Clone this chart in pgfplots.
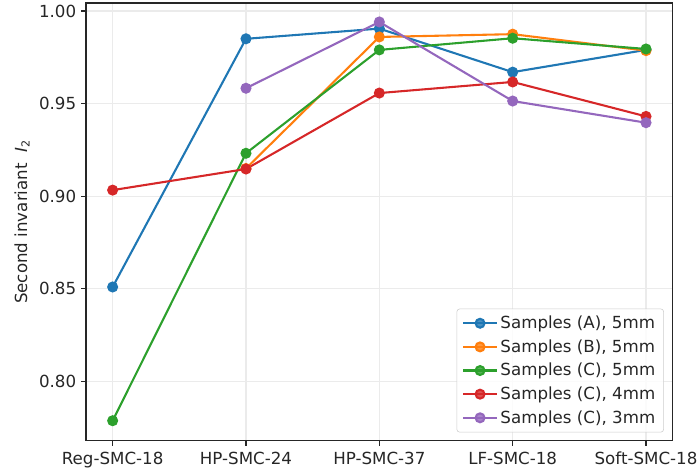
\documentclass[border=0pt]{standalone}
\usepackage{pgfplots}
\pgfplotsset{compat=1.18}
\usepackage{fontspec}
\setmainfont{DejaVu Sans}
\definecolor{c1}{HTML}{1F77B4}
\definecolor{c2}{HTML}{FF7F0E}
\definecolor{c3}{HTML}{2CA02C}
\definecolor{c4}{HTML}{D62728}
\definecolor{c5}{HTML}{9467BD}
\begin{document}
\begin{tikzpicture}
\useasboundingbox (-61.9pt,-24.0pt) rectangle (439.9pt,317.3pt);
\begin{axis}[
  at={(0,0)}, anchor=south west,
  scale only axis, width=422.4pt, height=315.1pt,
  xmin=-0.2, xmax=4.2, ymin=0.768, ymax=1.0043,
  xtick={0,1,2,3,4},
  xticklabels={Reg-SMC-18,HP-SMC-24,HP-SMC-37,LF-SMC-18,Soft-SMC-18},
  ytick={0.80,0.85,0.90,0.95,1.00},
  yticklabel style={/pgf/number format/.cd, fixed, fixed zerofill, precision=2},
  /pgf/number format/assume math mode=true,
  tick pos=left,
  tick align=outside, major tick length=3.5pt,
  tick style={black!85, line width=0.8pt},
  axis line style={black!85, line width=0.8pt},
  grid=major, major grid style={black!8, line width=0.8pt},
  ticklabel style={font=\fontsize{12}{14}\selectfont, text=black!85},
  xticklabel style={yshift=-1pt},
  ylabel={Second invariant\ \ \textit{I}\textsubscript{2}},
  ylabel style={font=\fontsize{12}{14}\selectfont, text=black!85},
  every axis plot/.append style={line width=1.5pt, mark=*, mark size=3.2pt},
  legend style={at={(0.985,0.019)}, anchor=south east,
    draw=black!20, fill=white, fill opacity=0.8, text opacity=1,
    rounded corners=2pt, font=\fontsize{12}{14}\selectfont, text=black!85,
    row sep=2.4pt, inner xsep=4pt, inner ysep=3pt},
  legend cell align=left,
  legend image code/.code={\draw[mark repeat=2,mark phase=2] plot coordinates {(0cm,0cm)(0.42cm,0cm)(0.84cm,0cm)};},
]
\addplot[c1, mark options={fill=c1, draw=c1}] coordinates {(0,0.851)(1,0.985)(2,0.9905)(3,0.967)(4,0.979)};
\addlegendentry{Samples (A), 5mm}
\addplot[c2, mark options={fill=c2, draw=c2}] coordinates {(1,0.915)(2,0.986)(3,0.9875)(4,0.9786)};
\addlegendentry{Samples (B), 5mm}
\addplot[c3, mark options={fill=c3, draw=c3}] coordinates {(0,0.7788)(1,0.9232)(2,0.979)(3,0.9853)(4,0.9795)};
\addlegendentry{Samples (C), 5mm}
\addplot[c4, mark options={fill=c4, draw=c4}] coordinates {(0,0.9033)(1,0.9147)(2,0.9557)(3,0.9617)(4,0.9431)};
\addlegendentry{Samples (C), 4mm}
\addplot[c5, mark options={fill=c5, draw=c5}] coordinates {(1,0.9583)(2,0.9941)(3,0.9514)(4,0.9397)};
\addlegendentry{Samples (C), 3mm}
\end{axis}
\end{tikzpicture}
\end{document}
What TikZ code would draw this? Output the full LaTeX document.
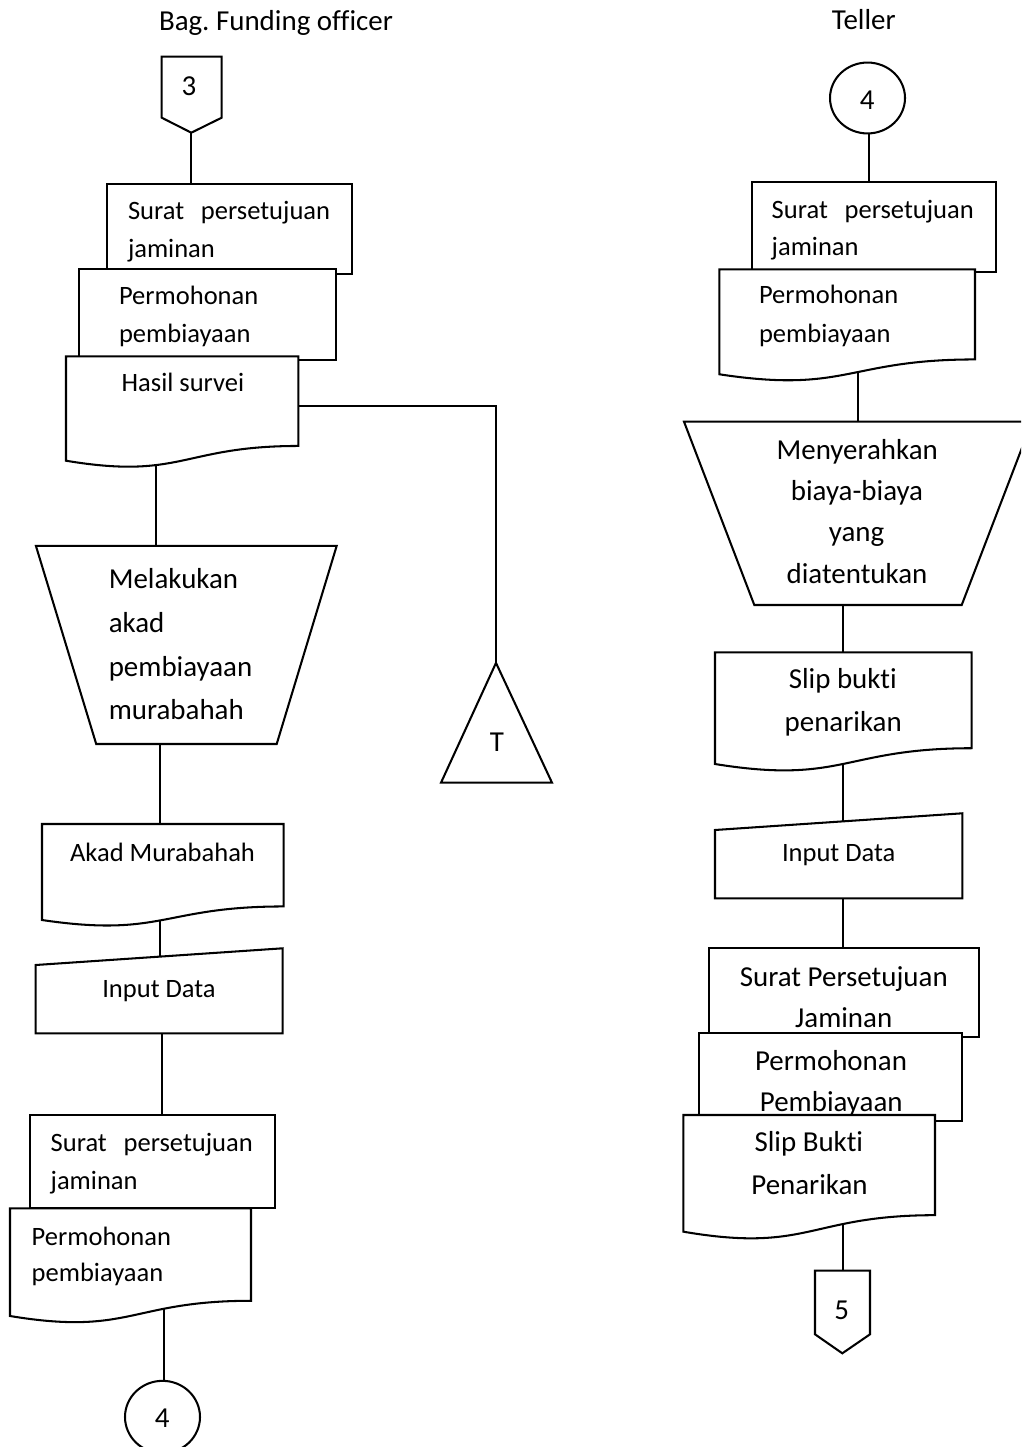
________________
*JOB:* Transcribe the full listing above exactly, with the images removed.

*EXERCISE ANSWER:*
Clone this chart in pgfplots.
\documentclass[border=0pt]{standalone}
\usepackage{pgfplots}
\pgfplotsset{compat=1.18}
\usepackage{fontspec}
\setmainfont{DejaVu Sans}
\definecolor{c1}{HTML}{1F77B4}
\definecolor{c2}{HTML}{FF7F0E}
\definecolor{c3}{HTML}{2CA02C}
\definecolor{c4}{HTML}{D62728}
\definecolor{c5}{HTML}{9467BD}
\begin{document}
\begin{tikzpicture}
\useasboundingbox (-61.9pt,-24.0pt) rectangle (439.9pt,317.3pt);
\begin{axis}[
  at={(0,0)}, anchor=south west,
  scale only axis, width=422.4pt, height=315.1pt,
  xmin=-0.2, xmax=4.2, ymin=0.768, ymax=1.0043,
  xtick={0,1,2,3,4},
  xticklabels={Reg-SMC-18,HP-SMC-24,HP-SMC-37,LF-SMC-18,Soft-SMC-18},
  ytick={0.80,0.85,0.90,0.95,1.00},
  yticklabel style={/pgf/number format/.cd, fixed, fixed zerofill, precision=2},
  /pgf/number format/assume math mode=true,
  tick pos=left,
  tick align=outside, major tick length=3.5pt,
  tick style={black!85, line width=0.8pt},
  axis line style={black!85, line width=0.8pt},
  grid=major, major grid style={black!8, line width=0.8pt},
  ticklabel style={font=\fontsize{12}{14}\selectfont, text=black!85},
  xticklabel style={yshift=-1pt},
  ylabel={Second invariant\ \ \textit{I}\textsubscript{2}},
  ylabel style={font=\fontsize{12}{14}\selectfont, text=black!85},
  every axis plot/.append style={line width=1.5pt, mark=*, mark size=3.2pt},
  legend style={at={(0.985,0.019)}, anchor=south east,
    draw=black!20, fill=white, fill opacity=0.8, text opacity=1,
    rounded corners=2pt, font=\fontsize{12}{14}\selectfont, text=black!85,
    row sep=2.4pt, inner xsep=4pt, inner ysep=3pt},
  legend cell align=left,
  legend image code/.code={\draw[mark repeat=2,mark phase=2] plot coordinates {(0cm,0cm)(0.42cm,0cm)(0.84cm,0cm)};},
]
\addplot[c1, mark options={fill=c1, draw=c1}] coordinates {(0,0.851)(1,0.985)(2,0.9905)(3,0.967)(4,0.979)};
\addlegendentry{Samples (A), 5mm}
\addplot[c2, mark options={fill=c2, draw=c2}] coordinates {(1,0.915)(2,0.986)(3,0.9875)(4,0.9786)};
\addlegendentry{Samples (B), 5mm}
\addplot[c3, mark options={fill=c3, draw=c3}] coordinates {(0,0.7788)(1,0.9232)(2,0.979)(3,0.9853)(4,0.9795)};
\addlegendentry{Samples (C), 5mm}
\addplot[c4, mark options={fill=c4, draw=c4}] coordinates {(0,0.9033)(1,0.9147)(2,0.9557)(3,0.9617)(4,0.9431)};
\addlegendentry{Samples (C), 4mm}
\addplot[c5, mark options={fill=c5, draw=c5}] coordinates {(1,0.9583)(2,0.9941)(3,0.9514)(4,0.9397)};
\addlegendentry{Samples (C), 3mm}
\end{axis}
\end{tikzpicture}
\end{document}
What TikZ code would draw this? Output the full LaTeX document.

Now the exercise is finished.